As time marches on in the Premier League, Chelsea and their manager Jose Mourinho slip backwards into the dark ages of Chelsea Football Club. Never in the history of the Premier Division has a defending champion had this poor a start to a campaign, not even in the 1995/96 season after Blackburn Rovers started with only three points from their first four games, have the champions sat so low on the table with such a small points tally. In Blackburn’s season, they had 14 points after 12 games and sat 11th. Chelsea have 11 points and sit 16th, slap bang in the middle of a relegation battle.
To compound any Chelsea fan’s worries, nothing coming out of Stamford Bridge makes for good reading; Mourinho sat out the 1-0 defeat against Stoke on Saturday after accepting a misconduct charge and a one match stadium ban, Mourinho and the club are also still dealing with the fallout from the Eva Caneiro incident – with the ex-Chelsea doctor threatening legal action against the club, and last but not at least, Roman Abramovich has been suspiciously quiet about Mourinho’s future.
It is highly unlikely that Mourinho will be fired any time soon.
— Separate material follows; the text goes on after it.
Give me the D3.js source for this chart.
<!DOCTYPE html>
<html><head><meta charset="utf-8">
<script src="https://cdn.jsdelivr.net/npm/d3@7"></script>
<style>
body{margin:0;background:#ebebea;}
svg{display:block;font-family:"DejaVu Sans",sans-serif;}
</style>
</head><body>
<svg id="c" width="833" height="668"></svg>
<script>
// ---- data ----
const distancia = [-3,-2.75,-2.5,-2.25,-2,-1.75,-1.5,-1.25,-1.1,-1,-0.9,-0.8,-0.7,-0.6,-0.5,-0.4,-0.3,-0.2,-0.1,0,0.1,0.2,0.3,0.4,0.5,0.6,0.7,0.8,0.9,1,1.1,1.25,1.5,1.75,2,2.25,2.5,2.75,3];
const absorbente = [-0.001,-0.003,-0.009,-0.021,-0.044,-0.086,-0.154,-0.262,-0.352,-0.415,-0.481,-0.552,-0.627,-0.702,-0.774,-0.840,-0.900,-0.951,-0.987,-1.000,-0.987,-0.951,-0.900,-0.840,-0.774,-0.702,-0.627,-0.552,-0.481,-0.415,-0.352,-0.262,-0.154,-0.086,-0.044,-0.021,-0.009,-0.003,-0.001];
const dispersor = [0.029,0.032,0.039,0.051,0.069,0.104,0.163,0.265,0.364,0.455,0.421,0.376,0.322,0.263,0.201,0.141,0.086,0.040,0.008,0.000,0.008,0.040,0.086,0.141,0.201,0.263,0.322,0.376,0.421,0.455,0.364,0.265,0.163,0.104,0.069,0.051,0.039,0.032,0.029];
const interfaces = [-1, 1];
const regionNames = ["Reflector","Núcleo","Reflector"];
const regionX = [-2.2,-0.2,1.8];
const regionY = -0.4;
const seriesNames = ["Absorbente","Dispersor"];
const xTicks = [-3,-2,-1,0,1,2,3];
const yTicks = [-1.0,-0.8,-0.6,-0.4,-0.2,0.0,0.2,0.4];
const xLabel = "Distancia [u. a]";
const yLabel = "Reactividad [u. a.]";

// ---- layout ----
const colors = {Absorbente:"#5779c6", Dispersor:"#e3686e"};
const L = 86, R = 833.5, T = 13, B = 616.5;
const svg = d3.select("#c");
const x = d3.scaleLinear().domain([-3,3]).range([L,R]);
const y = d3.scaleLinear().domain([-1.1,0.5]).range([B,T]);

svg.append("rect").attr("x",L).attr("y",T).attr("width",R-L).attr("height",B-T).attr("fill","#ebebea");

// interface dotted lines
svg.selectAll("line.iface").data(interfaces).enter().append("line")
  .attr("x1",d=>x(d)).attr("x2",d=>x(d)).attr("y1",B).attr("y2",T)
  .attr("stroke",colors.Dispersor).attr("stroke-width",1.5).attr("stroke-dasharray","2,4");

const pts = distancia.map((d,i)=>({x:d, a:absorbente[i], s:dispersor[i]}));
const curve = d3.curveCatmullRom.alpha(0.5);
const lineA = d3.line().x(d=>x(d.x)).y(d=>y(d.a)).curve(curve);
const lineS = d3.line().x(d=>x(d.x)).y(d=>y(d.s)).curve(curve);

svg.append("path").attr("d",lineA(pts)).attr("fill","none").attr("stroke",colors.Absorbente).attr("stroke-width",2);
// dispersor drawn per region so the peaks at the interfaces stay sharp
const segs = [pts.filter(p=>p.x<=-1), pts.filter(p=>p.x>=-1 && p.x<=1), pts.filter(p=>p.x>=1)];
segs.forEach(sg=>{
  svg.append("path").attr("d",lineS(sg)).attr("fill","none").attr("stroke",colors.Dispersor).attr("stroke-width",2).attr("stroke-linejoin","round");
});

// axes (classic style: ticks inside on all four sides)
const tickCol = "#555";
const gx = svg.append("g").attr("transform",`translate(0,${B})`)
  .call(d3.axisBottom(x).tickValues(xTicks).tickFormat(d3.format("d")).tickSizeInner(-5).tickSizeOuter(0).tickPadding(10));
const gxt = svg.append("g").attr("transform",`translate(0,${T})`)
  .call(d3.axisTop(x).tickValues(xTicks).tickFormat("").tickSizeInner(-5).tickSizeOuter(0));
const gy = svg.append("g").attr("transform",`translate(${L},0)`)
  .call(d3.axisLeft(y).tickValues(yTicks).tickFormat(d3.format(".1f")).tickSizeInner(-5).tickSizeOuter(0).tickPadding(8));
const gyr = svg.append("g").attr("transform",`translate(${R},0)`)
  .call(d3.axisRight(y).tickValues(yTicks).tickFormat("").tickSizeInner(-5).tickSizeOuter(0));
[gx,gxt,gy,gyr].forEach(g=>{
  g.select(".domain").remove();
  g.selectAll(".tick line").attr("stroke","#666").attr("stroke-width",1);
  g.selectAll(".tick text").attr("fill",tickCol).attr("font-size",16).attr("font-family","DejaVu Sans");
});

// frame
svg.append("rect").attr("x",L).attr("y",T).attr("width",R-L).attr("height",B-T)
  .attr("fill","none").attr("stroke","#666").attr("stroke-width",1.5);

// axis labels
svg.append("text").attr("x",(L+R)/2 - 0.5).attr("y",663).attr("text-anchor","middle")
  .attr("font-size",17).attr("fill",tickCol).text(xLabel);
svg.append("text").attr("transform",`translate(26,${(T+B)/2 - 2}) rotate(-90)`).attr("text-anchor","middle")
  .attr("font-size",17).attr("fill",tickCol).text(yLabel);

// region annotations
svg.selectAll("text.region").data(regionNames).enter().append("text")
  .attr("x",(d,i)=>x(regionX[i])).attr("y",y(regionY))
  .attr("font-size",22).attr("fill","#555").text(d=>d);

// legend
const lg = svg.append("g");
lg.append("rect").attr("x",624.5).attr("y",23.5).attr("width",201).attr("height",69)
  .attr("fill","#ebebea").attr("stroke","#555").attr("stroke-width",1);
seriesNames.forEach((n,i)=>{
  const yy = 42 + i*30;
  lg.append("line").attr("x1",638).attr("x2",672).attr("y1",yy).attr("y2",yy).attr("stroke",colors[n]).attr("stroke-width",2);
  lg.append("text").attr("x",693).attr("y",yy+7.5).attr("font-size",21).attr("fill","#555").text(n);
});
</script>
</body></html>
The breakdown in the relationship between the Russian and the Portuguese has not been revisited yet, and there is not the same type of player-led revolt that Luis Felipe Scolari had to deal with before his sacking. The players that Mourinho has at his disposal, the likes of Eden Hazard, Thibaut Courtois (currently injured), Branislav Ivanovic to name a few, are still playing for Mourinho, but their form is not at the level it was at last season.
This is perhaps the biggest issue for Mourinho: a man used to winning week-in-week-out has found himself at the wrong end of results, and not for the lack of trying. This drop in form – Mourinho has never lost seven games in a domestic season in his career until this season – has coincided with what can only be described as a self-destruction of the Mourinho cult of personality. ‘The Special One’ is no more, replaced by an angry, petulant, and arrogant man who is now more likely to criticise one of his own players than himself, a change that is seismic in a man that in the past has refused to do so.
Despite this though, the problems appear to run deeper. This is the first season that Mourinho has had to deal without all of his core group of players from his first spell at Stamford Bridge. John Terry has fallen down the pecking order behind Kurt Zouma, Didier Drogba and Petr Cech left during the summer after Diego Costa and Courtois made it clear they were of a different era, and most notably this is the second season without Frank Lampard in Chelsea’s engine room. The loss, or demotion, of all of these key players is surely having an effect on the Chelsea squad. While Drogba and Cech did not play much last season, their mere presence in the dressing room will have been enough to have awarded Mourinho some inherent respect from difficult players. With them gone and John Terry relapsing his role in a bad sitcom, Mourinho seems to be struggling to get the respect necessary for his squad to perform to his standards.
With Hazard unlikely to remain at Chelsea, especially on current form, for much longer than the season with PSG interested, and Ivanovic, Terry and Oscar having their worst seasons in memory, Mourinho’s job is not easy.
The saving grace may well be a run in the Champions League, but with qualification to next year’s competition looking unlikely, Mourinho may not last past Christmas.